添付のイラストを見ながら、ウサギをさばきます。
『山賊ダイアリー』で登場するような「殺す、皮をはぐ、血や内臓を抜く、食べられない部分を取り除く」といった大変な作業は、スペインの製造元の人がやってくれています。
残っている部分は余すところなく使える食材。なのにすごい違和感。
鶏の※には躊躇なく手を突っ込めるのに。

食材としてのウサギ

前足と後ろ足
並べた前足と後ろ脚。一番楽しみにしていた部分です。ここまできたら見慣れた食材。

小一時間ほど解体を続けウサギはバラバラになりました。肉の量が結構多かったので、一部はタッパーで冷凍保存。関節の外し方のコツさえ掴めば後は簡単です。

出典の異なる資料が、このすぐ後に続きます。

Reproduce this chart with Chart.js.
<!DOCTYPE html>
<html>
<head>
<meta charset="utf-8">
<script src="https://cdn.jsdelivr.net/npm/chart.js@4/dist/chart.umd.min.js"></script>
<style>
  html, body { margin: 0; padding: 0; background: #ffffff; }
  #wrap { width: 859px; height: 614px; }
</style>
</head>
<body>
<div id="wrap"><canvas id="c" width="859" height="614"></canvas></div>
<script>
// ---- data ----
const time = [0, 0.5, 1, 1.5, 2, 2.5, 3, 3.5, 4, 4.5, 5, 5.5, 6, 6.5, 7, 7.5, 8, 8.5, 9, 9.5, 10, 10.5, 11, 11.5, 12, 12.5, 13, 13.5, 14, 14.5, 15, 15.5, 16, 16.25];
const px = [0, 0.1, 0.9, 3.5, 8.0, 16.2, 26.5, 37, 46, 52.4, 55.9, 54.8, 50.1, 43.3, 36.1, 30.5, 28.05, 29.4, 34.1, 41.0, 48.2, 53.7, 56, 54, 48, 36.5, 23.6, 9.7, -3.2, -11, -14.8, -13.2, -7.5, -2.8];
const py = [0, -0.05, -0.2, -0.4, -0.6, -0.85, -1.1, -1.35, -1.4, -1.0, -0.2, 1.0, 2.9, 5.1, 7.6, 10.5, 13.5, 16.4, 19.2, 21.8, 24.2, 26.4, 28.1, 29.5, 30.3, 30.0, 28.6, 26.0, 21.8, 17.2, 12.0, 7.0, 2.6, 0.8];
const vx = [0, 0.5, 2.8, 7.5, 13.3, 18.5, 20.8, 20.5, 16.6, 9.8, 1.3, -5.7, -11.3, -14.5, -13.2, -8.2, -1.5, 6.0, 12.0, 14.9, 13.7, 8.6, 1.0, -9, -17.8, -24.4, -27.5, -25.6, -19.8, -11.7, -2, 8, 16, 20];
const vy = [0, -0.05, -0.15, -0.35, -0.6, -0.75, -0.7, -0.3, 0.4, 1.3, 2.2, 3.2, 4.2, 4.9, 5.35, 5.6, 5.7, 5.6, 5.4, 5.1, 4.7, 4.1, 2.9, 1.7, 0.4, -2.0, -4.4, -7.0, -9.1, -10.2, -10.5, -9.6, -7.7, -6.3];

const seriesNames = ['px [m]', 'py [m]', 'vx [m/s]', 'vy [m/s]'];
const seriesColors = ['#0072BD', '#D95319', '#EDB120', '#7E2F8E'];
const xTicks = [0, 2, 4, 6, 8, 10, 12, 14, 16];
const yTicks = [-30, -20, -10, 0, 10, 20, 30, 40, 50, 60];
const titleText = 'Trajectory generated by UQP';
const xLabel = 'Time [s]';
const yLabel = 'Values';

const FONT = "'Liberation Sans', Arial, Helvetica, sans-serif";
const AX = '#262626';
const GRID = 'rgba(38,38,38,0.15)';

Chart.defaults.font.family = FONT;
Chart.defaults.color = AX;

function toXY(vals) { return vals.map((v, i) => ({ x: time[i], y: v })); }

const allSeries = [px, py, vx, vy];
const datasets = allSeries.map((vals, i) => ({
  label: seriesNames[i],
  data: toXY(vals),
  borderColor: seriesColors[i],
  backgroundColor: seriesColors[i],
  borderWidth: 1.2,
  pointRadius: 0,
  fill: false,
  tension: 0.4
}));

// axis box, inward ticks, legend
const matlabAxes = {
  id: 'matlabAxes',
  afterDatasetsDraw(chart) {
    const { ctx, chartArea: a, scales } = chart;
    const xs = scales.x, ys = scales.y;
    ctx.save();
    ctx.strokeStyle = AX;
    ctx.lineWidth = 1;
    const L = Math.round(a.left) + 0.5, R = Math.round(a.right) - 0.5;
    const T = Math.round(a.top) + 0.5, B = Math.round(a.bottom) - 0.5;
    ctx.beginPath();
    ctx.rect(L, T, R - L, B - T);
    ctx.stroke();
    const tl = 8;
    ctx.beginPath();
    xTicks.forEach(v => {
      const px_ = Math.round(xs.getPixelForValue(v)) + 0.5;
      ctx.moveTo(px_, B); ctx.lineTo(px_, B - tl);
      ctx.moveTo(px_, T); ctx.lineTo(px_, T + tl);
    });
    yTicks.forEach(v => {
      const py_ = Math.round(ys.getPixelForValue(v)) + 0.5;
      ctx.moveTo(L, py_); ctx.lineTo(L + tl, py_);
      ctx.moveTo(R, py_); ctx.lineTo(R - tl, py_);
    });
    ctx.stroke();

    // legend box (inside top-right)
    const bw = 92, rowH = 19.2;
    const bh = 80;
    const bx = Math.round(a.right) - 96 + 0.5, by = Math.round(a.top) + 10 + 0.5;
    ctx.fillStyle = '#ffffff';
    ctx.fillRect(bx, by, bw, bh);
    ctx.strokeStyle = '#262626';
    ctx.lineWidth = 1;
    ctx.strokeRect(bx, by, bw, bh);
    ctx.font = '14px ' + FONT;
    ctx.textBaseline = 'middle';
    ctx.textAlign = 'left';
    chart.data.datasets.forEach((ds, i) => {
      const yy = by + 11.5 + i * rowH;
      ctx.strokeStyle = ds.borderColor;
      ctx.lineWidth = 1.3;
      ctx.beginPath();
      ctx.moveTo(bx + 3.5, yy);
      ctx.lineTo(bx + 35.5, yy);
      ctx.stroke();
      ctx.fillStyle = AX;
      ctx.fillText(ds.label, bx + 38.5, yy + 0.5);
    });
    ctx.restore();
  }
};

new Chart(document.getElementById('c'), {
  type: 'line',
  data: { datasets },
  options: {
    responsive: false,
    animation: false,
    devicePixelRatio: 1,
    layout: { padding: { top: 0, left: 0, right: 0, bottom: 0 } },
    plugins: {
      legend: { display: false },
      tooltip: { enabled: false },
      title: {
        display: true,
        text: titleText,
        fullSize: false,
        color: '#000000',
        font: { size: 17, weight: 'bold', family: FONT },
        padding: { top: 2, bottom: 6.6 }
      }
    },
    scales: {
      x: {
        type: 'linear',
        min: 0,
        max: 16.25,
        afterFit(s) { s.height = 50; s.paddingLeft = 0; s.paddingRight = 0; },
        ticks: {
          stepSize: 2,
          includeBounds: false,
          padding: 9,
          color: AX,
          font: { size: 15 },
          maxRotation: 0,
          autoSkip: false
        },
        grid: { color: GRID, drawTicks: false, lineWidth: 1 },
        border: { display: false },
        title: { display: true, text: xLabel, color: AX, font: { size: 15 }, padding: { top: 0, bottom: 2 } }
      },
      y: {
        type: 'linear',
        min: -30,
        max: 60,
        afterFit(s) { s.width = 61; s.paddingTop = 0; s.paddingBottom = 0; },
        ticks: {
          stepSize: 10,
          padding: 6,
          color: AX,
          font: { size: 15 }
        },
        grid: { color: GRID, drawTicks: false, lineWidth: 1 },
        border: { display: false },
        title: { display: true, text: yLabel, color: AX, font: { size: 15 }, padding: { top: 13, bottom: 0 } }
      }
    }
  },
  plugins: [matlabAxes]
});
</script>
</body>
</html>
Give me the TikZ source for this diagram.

頭を数回転させて外す時の音と光景だけは、一生モノですが。

好奇心で買ってみて

ウサギの山賊焼き
ウサギのモモをトマトピューレとハーブで味付けした『ウサギの山賊焼き』。レシピはネットで探しました。

ここまできたらいつもの料理と変わりません。手足は山賊焼き、その他の部分は圧力鍋でシチューにします。この辺りでおっちゃんが帰ってきました。
「うまそうな匂いするな~」と鍋のふたを開けたおっちゃん。
次の瞬間妙な声を上げました。

何事かと尋ねたら、鍋に入れていたウサギの頭と目が合ったそうです。
頭? もちろん入れました。食材は余すところなく使い切るのが我が家のモットーですから。

念願の「ウサギのモモ肉」「ウサギのシチュー」は、当然ですが美味しかったです。スカイリムでもウサギの料理って登場しますよね。前から食べてみたかったので満足です。数種類のウサギ料理を楽しめて、2人で3000円っていうのもお得ですし。

時間と機会ができたら、また食べたいです。

変な話ですが今回ウサギをさばいてみて「肉とは動物の死体なんだな~」と改めて認識しました。「いただきます」「ごちそうさま」は食材や関わった人たちに感謝する言葉ですが、忙しい時などつい形だけになってしまうので気をつけます!

おまけ

年末おっちゃんの勤務先で忘年会があり、私も混ぜてもらうことに。
心配だったのは『ウサギを飼っている同僚さんとその彼女さんがウサギ料理の件を知っている』こと。2人はいつもと変わらず接してくれましたが別の人にウサギ料理のことを尋ねられた時、二人の視線が何となく信じられないモノを見る目つきに見えたのは気のせいでしょうか?